■ Do this
Search the records for "with". Copy every line where it appears.

■ Available records
═══
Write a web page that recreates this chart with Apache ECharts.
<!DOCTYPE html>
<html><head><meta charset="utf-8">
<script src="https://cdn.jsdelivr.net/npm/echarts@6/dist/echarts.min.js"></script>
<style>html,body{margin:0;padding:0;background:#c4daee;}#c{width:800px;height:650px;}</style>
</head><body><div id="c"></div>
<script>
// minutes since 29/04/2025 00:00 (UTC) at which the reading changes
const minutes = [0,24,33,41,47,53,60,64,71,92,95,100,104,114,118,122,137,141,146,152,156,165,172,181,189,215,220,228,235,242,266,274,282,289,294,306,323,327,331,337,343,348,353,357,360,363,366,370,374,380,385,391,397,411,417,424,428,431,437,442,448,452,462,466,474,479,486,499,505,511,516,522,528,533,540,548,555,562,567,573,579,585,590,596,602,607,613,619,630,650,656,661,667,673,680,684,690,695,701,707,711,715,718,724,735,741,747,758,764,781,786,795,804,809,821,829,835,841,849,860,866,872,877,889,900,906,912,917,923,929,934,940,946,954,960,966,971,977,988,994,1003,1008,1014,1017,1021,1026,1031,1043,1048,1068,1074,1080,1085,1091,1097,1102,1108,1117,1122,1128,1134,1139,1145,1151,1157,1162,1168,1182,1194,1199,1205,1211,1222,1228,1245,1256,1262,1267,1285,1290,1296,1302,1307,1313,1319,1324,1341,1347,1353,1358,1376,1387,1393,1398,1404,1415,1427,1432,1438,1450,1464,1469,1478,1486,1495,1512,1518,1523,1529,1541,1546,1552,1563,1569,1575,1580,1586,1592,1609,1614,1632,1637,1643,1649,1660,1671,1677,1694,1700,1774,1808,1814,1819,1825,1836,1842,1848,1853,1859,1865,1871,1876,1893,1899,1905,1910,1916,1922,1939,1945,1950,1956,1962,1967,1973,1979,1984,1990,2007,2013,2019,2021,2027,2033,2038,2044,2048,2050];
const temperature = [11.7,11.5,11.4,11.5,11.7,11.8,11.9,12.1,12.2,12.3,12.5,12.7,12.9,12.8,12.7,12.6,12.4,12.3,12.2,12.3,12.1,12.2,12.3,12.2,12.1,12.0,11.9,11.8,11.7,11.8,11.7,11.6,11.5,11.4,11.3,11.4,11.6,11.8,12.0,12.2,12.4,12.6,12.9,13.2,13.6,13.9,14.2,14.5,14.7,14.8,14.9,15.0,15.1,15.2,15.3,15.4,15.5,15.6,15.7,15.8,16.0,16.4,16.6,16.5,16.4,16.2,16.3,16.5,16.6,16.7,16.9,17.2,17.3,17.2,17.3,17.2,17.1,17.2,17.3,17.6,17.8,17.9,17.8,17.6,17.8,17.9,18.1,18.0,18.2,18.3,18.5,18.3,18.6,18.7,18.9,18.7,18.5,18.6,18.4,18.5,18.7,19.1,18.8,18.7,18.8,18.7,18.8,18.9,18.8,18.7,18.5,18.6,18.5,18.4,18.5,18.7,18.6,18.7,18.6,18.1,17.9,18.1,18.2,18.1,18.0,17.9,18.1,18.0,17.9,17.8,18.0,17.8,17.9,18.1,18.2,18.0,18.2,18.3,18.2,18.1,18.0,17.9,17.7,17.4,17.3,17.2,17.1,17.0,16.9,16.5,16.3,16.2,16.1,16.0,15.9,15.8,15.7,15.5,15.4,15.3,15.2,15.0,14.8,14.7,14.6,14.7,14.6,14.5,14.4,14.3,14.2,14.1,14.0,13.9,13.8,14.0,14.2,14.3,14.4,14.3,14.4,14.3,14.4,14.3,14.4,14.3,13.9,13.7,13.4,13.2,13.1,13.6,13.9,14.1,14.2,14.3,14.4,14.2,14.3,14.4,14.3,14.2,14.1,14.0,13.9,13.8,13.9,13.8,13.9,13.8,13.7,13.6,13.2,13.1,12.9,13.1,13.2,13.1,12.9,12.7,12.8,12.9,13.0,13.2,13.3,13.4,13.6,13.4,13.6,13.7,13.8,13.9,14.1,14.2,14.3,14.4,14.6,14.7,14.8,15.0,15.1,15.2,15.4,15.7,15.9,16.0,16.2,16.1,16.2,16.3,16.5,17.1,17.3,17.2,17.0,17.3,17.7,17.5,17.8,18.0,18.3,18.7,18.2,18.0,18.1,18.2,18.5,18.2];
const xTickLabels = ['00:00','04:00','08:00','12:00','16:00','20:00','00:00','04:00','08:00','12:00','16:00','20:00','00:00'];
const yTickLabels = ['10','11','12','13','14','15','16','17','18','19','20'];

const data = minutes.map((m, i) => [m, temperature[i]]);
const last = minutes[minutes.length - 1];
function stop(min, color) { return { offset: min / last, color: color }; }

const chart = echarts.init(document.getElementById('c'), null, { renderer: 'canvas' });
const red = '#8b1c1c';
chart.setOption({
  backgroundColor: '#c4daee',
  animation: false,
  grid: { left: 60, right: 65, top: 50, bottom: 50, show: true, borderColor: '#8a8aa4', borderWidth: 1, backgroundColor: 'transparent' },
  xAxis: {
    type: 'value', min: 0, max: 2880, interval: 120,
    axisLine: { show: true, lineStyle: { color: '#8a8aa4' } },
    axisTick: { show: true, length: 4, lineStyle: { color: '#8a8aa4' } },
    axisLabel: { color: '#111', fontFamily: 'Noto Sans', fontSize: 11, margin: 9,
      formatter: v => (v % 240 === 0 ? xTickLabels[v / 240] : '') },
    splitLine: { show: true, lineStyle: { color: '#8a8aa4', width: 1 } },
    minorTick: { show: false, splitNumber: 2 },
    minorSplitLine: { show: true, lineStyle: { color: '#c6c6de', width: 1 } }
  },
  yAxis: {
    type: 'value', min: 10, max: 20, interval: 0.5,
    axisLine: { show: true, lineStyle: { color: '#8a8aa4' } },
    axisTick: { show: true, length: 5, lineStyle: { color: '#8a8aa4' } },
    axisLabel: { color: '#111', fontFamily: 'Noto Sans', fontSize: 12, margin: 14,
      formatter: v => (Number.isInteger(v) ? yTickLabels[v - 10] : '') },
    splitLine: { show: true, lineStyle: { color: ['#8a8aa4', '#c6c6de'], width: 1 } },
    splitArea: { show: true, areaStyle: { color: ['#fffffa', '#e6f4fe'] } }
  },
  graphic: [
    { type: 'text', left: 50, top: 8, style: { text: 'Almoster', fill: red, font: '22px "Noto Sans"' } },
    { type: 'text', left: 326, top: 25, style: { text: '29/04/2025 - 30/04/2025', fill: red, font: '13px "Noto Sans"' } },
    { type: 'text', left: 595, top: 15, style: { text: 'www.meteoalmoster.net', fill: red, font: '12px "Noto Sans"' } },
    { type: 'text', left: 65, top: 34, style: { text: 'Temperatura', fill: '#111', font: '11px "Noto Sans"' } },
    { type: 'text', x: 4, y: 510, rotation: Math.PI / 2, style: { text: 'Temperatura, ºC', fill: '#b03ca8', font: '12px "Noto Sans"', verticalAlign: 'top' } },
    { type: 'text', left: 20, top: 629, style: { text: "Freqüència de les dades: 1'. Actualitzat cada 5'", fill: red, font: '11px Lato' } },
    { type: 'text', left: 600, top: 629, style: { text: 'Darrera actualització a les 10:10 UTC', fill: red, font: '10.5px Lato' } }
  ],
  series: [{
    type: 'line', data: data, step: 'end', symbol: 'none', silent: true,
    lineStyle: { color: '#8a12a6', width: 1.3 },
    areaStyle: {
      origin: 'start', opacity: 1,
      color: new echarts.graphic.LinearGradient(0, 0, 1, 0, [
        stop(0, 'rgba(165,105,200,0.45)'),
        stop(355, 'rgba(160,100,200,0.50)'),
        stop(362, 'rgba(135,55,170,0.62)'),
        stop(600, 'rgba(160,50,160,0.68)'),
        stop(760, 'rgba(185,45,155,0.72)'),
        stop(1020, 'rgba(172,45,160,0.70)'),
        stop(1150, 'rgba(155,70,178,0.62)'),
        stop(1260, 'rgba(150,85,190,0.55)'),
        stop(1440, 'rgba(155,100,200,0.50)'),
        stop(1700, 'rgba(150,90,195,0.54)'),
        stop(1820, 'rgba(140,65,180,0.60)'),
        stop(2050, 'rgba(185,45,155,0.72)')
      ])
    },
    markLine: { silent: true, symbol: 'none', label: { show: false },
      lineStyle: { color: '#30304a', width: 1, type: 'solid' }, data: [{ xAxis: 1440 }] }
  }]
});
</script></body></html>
═══
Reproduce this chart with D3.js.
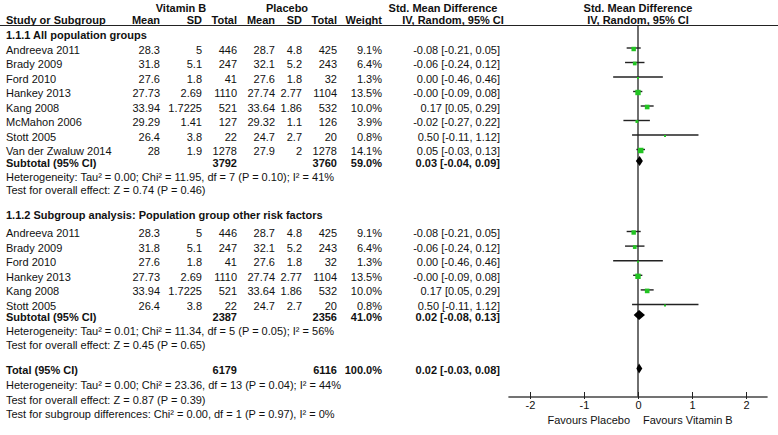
═══
■ Task output
Write a web page that recreates this chart with Apache ECharts.
Reproduce this chart with D3.js.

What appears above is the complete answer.